--- Start INFORMATION SUPPLIED ---

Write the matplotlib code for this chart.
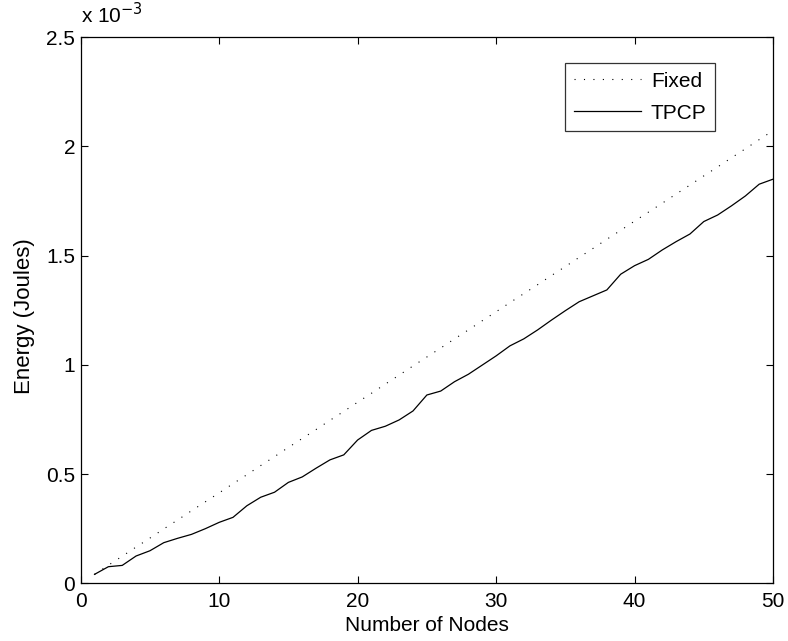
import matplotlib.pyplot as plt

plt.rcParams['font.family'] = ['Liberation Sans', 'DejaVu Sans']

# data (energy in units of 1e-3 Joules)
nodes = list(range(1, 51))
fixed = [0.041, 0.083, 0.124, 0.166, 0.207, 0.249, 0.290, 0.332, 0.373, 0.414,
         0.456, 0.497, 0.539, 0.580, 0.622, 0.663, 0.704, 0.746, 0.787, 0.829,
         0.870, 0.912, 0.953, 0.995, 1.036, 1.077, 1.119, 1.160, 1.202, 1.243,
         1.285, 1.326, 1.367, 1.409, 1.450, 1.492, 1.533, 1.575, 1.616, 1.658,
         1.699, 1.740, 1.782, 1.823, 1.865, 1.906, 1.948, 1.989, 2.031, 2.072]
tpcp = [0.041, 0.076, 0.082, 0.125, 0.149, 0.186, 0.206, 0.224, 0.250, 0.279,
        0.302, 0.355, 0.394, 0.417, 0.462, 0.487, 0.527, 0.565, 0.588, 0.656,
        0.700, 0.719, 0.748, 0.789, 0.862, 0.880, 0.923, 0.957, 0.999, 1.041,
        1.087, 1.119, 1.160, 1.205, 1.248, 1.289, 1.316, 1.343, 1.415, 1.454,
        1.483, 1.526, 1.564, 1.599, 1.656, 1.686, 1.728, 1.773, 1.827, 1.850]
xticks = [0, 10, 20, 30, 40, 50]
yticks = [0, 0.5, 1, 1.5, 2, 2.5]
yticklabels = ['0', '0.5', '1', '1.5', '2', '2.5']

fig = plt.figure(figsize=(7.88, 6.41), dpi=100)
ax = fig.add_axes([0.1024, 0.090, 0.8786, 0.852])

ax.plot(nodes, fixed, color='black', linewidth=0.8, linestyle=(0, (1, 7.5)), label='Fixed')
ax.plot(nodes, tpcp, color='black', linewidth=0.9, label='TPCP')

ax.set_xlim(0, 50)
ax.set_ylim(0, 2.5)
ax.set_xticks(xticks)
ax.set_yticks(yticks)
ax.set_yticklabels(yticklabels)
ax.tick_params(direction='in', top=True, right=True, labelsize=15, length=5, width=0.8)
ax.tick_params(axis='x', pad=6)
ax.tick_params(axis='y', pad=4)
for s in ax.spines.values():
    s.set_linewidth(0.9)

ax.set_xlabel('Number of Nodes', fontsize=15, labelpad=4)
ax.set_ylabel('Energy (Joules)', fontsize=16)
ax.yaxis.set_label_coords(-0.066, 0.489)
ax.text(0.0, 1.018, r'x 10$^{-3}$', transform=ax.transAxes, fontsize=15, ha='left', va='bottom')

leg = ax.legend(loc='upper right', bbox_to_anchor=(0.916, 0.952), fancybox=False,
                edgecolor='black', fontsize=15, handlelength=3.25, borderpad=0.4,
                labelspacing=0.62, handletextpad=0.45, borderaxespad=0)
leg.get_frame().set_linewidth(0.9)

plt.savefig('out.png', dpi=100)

--- End INFORMATION SUPPLIED ---

◆ TO BE DONE
With the pictures left out, restate word for word every line of the data above, from the first down to the line that contains "s.set_linewidth(0.9)".

◆ FINISHED EXERCISE
Write the matplotlib code for this chart.
import matplotlib.pyplot as plt

plt.rcParams['font.family'] = ['Liberation Sans', 'DejaVu Sans']

# data (energy in units of 1e-3 Joules)
nodes = list(range(1, 51))
fixed = [0.041, 0.083, 0.124, 0.166, 0.207, 0.249, 0.290, 0.332, 0.373, 0.414,
         0.456, 0.497, 0.539, 0.580, 0.622, 0.663, 0.704, 0.746, 0.787, 0.829,
         0.870, 0.912, 0.953, 0.995, 1.036, 1.077, 1.119, 1.160, 1.202, 1.243,
         1.285, 1.326, 1.367, 1.409, 1.450, 1.492, 1.533, 1.575, 1.616, 1.658,
         1.699, 1.740, 1.782, 1.823, 1.865, 1.906, 1.948, 1.989, 2.031, 2.072]
tpcp = [0.041, 0.076, 0.082, 0.125, 0.149, 0.186, 0.206, 0.224, 0.250, 0.279,
        0.302, 0.355, 0.394, 0.417, 0.462, 0.487, 0.527, 0.565, 0.588, 0.656,
        0.700, 0.719, 0.748, 0.789, 0.862, 0.880, 0.923, 0.957, 0.999, 1.041,
        1.087, 1.119, 1.160, 1.205, 1.248, 1.289, 1.316, 1.343, 1.415, 1.454,
        1.483, 1.526, 1.564, 1.599, 1.656, 1.686, 1.728, 1.773, 1.827, 1.850]
xticks = [0, 10, 20, 30, 40, 50]
yticks = [0, 0.5, 1, 1.5, 2, 2.5]
yticklabels = ['0', '0.5', '1', '1.5', '2', '2.5']

fig = plt.figure(figsize=(7.88, 6.41), dpi=100)
ax = fig.add_axes([0.1024, 0.090, 0.8786, 0.852])

ax.plot(nodes, fixed, color='black', linewidth=0.8, linestyle=(0, (1, 7.5)), label='Fixed')
ax.plot(nodes, tpcp, color='black', linewidth=0.9, label='TPCP')

ax.set_xlim(0, 50)
ax.set_ylim(0, 2.5)
ax.set_xticks(xticks)
ax.set_yticks(yticks)
ax.set_yticklabels(yticklabels)
ax.tick_params(direction='in', top=True, right=True, labelsize=15, length=5, width=0.8)
ax.tick_params(axis='x', pad=6)
ax.tick_params(axis='y', pad=4)
for s in ax.spines.values():
    s.set_linewidth(0.9)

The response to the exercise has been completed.